As Ewa’s job description becomes more focused, she meets Bruno’s cousin, Emil, played by Jeremy Renner. Emil is also known as Orlando the Magician — shades of Houdini. The cousins are not close, but see one another now and then. Some great illusionist moments are given to a large audience by Emil. It’s then, there in the crowd, his eyes focus on Ewa, causing him to utter, “You’re beautiful!” Conflict lies just ahead for Emil and Cousin Bruno.
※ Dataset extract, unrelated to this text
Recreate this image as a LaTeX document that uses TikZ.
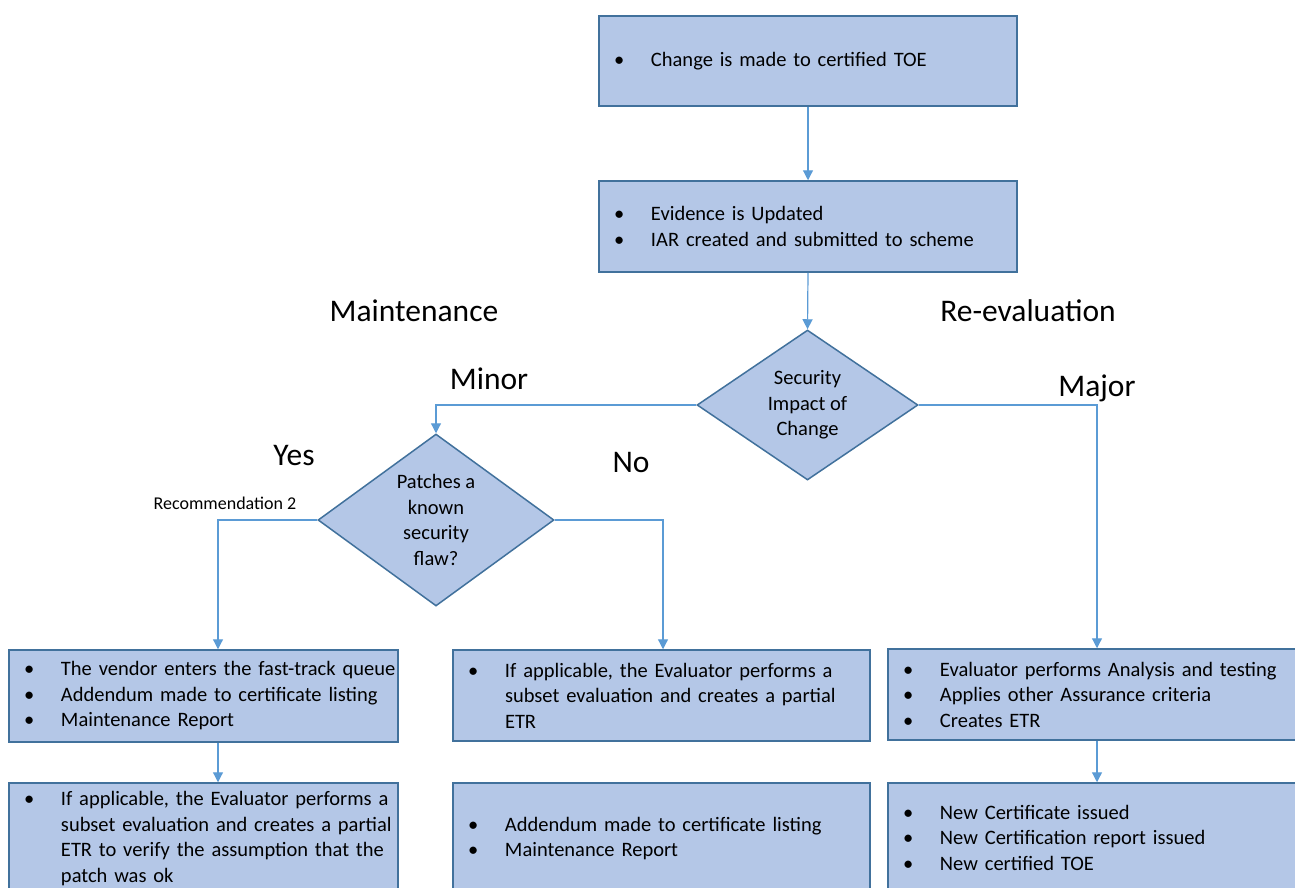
\documentclass[tikz,border=0pt]{standalone}
\usepackage{fontspec}
\setmainfont{Carlito}
\usetikzlibrary{arrows.meta,shapes.geometric}
\definecolor{boxfill}{HTML}{B4C7E7}
\definecolor{boxline}{HTML}{41719C}
\definecolor{arrline}{HTML}{5B9BD5}
\newcommand{\bitem}{\hspace*{14pt}\makebox[37pt][l]{\textbullet}}
\newcommand{\bcont}{\hspace*{51pt}}
\tikzset{
  box/.style={rectangle, draw=boxline, fill=boxfill, line width=1.5pt,
    inner xsep=1pt, inner ysep=0pt, align=left,
    font=\fontsize{20.5}{25.5}\selectfont},
  dia/.style={diamond, draw=boxline, fill=boxfill, line width=1.5pt,
    inner sep=0pt, align=center, font=\fontsize{20.5}{25.5}\selectfont},
  arr/.style={draw=arrline, line width=1.2pt, -{Triangle[length=10pt,width=10pt]}},
  biglab/.style={anchor=base, font=\fontsize{31.5}{36}\selectfont},
  smalllab/.style={anchor=base, font=\fontsize{18}{22}\selectfont}
}
\begin{document}
\begin{tikzpicture}[x=1pt,y=-1pt]
\clip (0,0) rectangle (1295,887);
\fill[white] (0,0) rectangle (1295,887);

\node[box, minimum width=418pt, minimum height=90pt, text width=416pt] (b1) at (808,61)
  {\bitem Change is made to certified TOE};
\node[box, minimum width=418pt, minimum height=91pt, text width=416pt] (b2) at (808,226.5)
  {\bitem Evidence is Updated\\ \bitem IAR created and submitted to scheme};

\node[dia, minimum width=221pt, minimum height=150pt] (d1) at (807.5,405)
  {Security\\Impact of\\Change};
\node[dia, minimum width=236pt, minimum height=172pt] (d2) at (436,520)
  {Patches a\\known\\security\\flaw?};

\node[box, minimum width=389pt, minimum height=92pt, text width=387pt] (l1) at (203.5,696)
  {\bitem The vendor enters the fast-track queue\\ \bitem Addendum made to certificate listing\\ \bitem Maintenance Report};
\node[box, minimum width=417pt, minimum height=91pt, text width=415pt] (m1) at (661.5,695.5)
  {\bitem If applicable, the Evaluator performs a\\ \bcont subset evaluation and creates a partial\\ \bcont ETR};
\node[box, minimum width=418pt, minimum height=91pt, text width=416pt] (r1) at (1097,694.5)
  {\bitem Evaluator performs Analysis and testing\\ \bitem Applies other Assurance criteria\\ \bitem Creates ETR};

\node[box, minimum width=389pt, minimum height=111pt, text width=387pt] (l2) at (203.5,838.5)
  {\bitem If applicable, the Evaluator performs a\\ \bcont subset evaluation and creates a partial\\ \bcont ETR to verify the assumption that the\\ \bcont patch was ok};
\node[box, minimum width=417pt, minimum height=111pt, text width=415pt] (m2) at (661.5,838.5)
  {\bitem Addendum made to certificate listing\\ \bitem Maintenance Report};
\node[box, minimum width=418pt, minimum height=109pt, text width=416pt] (r2) at (1097,837.5)
  {\bitem New Certificate issued\\ \bitem New Certification report issued\\ \bitem New certified TOE};

\draw[arr] (b1.south) -- (b2.north);
\draw[arr] (b2.south) -- (d1.north);
\draw[arr] (d1.west) -| (d2.north);
\draw[arr] (d1.east) -| (r1.north);
\draw[arr] (d2.west) -| ([xshift=14.5pt]l1.north);
\draw[arr] (d2.east) -| ([xshift=1.5pt]m1.north);
\draw[arr] ([xshift=14.5pt]l1.south) -- ([xshift=14.5pt]l2.north);
\draw[arr] (r1.south) -- (r2.north);

\node[biglab] (lmaint) at (414,321) {Maintenance};
\node[biglab] (lreeval) at (1028,321) {Re-evaluation};
\node[biglab] (lminor) at (489,389) {Minor};
\node[biglab] (lmajor) at (1097,396) {Major};
\node[biglab] (lyes) at (294,465) {Yes};
\node[biglab] (lno) at (631,472) {No};
\node[smalllab] (lrec) at (225,509) {Recommendation 2};
\end{tikzpicture}
\end{document}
There are other stage sequences in “The Immigrant” that are quite impressive not unlike “Cabaret.” Ewa gets into the act with other young women who “work” for Bruno, but she’s not having any of the almost total disrobing to which her sister employees are accustomed. Another brief scene shows a young tenor named Enrico Caruso sing a few bars of an aria. (Not the real voice of Caruso, but it’s a good one just the same.)
James Gray and Ric Menello have written the script after the early Twenties immigration of Gray’s Russian grandparents to New York, as well as the operatic notions set forth in Il Tritico by Giacomo Puccini. I found the parched realism of this film’s production superb.
“The Immigrant” and “The Grand Budapest Hotel” are the two best movies I’ve seen so far in 2014. Unfortunately, you’ll have to drive to the Varsity Theater in Davis to see this film. It has yet to open in that larger city of Sacramento, California.